I ran across a little blurb in my newest favorite book (Grammar Snobs Are Great Big Meanies: A Guide to Language for Fun and Spite) about political correctness in writing. It got me thinking how much this influences what ends up on paper. Like it or not, being PC has to be part of your style or you’re not going to last long writing.
Confession
I hate being politically correct. I don’t like the concept too much and it really is a burr in my saddle that in conversations and in my writing I need to be acutely aware lest I offend someone.
See? I was just going to start a paragraph explaining my position so no one would think I’m some kind of bigot/redneck when I realized that writing that paragraph would be done so strictly for PC purposes, so, sorry but I won’t apologize for my sentiments on the topic.

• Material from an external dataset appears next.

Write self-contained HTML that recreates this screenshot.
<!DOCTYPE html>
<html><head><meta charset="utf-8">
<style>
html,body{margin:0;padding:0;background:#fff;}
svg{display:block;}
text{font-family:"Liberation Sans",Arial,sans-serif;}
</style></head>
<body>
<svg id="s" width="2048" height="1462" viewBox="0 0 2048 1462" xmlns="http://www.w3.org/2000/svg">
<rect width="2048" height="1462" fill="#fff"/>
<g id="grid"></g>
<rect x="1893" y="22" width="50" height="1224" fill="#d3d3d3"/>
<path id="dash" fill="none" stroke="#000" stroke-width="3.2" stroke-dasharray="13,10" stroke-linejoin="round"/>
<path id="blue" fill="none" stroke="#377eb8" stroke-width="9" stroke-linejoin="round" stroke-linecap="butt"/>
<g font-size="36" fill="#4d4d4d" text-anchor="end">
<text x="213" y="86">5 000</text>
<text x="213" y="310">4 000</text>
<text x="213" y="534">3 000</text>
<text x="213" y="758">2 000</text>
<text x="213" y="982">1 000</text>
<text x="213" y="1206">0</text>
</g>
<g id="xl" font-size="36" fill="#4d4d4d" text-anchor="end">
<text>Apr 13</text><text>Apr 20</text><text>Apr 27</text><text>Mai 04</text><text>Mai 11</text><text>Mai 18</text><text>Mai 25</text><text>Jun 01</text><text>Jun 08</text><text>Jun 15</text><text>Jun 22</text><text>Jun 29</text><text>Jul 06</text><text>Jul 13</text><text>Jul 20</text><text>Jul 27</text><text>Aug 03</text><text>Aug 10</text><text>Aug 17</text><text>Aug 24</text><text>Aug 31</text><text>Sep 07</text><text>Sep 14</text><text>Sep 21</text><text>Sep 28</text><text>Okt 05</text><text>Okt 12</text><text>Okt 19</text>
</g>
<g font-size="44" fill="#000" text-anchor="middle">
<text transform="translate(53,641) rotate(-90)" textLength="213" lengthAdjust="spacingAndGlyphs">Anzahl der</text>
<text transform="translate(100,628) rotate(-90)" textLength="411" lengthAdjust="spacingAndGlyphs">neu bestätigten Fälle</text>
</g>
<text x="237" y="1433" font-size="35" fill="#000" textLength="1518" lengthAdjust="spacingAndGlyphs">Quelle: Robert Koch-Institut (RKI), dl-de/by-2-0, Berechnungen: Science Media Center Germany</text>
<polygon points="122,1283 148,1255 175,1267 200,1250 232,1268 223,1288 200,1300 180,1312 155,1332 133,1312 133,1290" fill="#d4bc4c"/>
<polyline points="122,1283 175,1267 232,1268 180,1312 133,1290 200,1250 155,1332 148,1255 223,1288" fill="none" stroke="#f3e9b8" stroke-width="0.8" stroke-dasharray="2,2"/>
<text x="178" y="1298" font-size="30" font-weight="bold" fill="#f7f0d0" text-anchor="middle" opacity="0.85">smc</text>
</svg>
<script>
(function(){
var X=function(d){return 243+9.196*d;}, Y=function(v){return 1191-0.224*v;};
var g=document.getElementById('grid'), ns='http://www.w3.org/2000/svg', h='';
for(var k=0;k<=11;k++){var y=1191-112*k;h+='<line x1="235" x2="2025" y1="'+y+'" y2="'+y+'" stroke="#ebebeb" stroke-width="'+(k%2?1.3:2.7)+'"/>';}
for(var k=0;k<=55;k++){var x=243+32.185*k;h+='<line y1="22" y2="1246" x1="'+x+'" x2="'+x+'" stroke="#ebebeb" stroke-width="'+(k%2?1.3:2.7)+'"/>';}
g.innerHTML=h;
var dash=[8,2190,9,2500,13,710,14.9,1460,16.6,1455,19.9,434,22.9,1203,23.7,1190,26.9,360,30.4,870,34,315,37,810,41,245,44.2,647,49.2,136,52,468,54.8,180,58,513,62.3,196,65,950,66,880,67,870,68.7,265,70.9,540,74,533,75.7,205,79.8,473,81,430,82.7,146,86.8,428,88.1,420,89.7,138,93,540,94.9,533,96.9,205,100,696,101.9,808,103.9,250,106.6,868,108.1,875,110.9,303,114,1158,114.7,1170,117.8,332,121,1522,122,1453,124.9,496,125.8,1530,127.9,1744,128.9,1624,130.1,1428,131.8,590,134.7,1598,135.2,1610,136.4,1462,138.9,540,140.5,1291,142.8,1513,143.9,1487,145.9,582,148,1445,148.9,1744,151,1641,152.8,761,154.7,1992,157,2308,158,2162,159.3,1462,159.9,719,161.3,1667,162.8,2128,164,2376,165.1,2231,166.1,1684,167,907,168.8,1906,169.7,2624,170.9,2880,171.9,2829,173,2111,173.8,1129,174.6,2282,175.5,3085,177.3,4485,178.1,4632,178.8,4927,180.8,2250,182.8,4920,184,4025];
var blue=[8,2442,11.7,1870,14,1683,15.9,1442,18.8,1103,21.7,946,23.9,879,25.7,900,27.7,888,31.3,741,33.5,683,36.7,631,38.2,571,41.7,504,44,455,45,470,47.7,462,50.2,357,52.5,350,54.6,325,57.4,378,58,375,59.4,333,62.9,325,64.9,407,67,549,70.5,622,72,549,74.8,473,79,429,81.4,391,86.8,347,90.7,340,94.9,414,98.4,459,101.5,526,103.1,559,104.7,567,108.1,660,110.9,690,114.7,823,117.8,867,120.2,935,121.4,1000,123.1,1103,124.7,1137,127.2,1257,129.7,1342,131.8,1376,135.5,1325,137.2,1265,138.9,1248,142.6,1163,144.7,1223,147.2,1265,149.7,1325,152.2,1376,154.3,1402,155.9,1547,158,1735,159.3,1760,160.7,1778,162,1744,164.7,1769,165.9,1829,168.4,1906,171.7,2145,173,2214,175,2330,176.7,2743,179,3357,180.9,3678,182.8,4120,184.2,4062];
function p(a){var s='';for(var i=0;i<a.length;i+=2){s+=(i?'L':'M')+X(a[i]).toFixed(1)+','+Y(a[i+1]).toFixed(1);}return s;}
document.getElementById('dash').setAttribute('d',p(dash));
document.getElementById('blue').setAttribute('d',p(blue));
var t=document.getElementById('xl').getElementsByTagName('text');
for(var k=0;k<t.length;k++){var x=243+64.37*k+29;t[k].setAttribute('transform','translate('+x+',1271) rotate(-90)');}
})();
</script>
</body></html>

My interactions with people are civil. I’m a sensitive kind of guy and the last thing I would ever want is to make someone feel bad for something I’ve said or written. This doesn’t mean I’m a PC hound. It means that I know how to function in what appears to be our societal norm.
What the heck is normal?
Societal norms are interesting things, aren’t they? In a post I wrote last month about Harriett Tubman I gave a little salute to PC-dom as I told of my hand quivering as I wrote “Negro Spirituals” on the board for a high school class I was teaching. Another example happened this week in the same class. They are reading The Great Gatsby, F Scott Fitgeralds bawdy rendition of the early twentieth century’s Jazz Age. A great tale certainly, and rife with early 1920′s societal norms such as unassuming violence against women, class degradation and the superiority of whites over all others. From this standpoint, societal norms become a function of perspective and time.
I’m not too worried
There is a great line in the Grammar Snobs book: “Reasonable people… can tell when your heart is in the right place.” I love that line because it plops things right into perspective for me.
I do tailor my writing to not be offensive to anyone. Regardless of my feelings about political correctness, I am a realist and I’m loathe to express my second amendment rights by pulling out my gun and shooting my foot. (which could result in consequences for my first amendment rights)
How about a little self reflection here, folks? How much do you alter your writing, your writing voice in order to achieve PC perfection? Or do you even notice?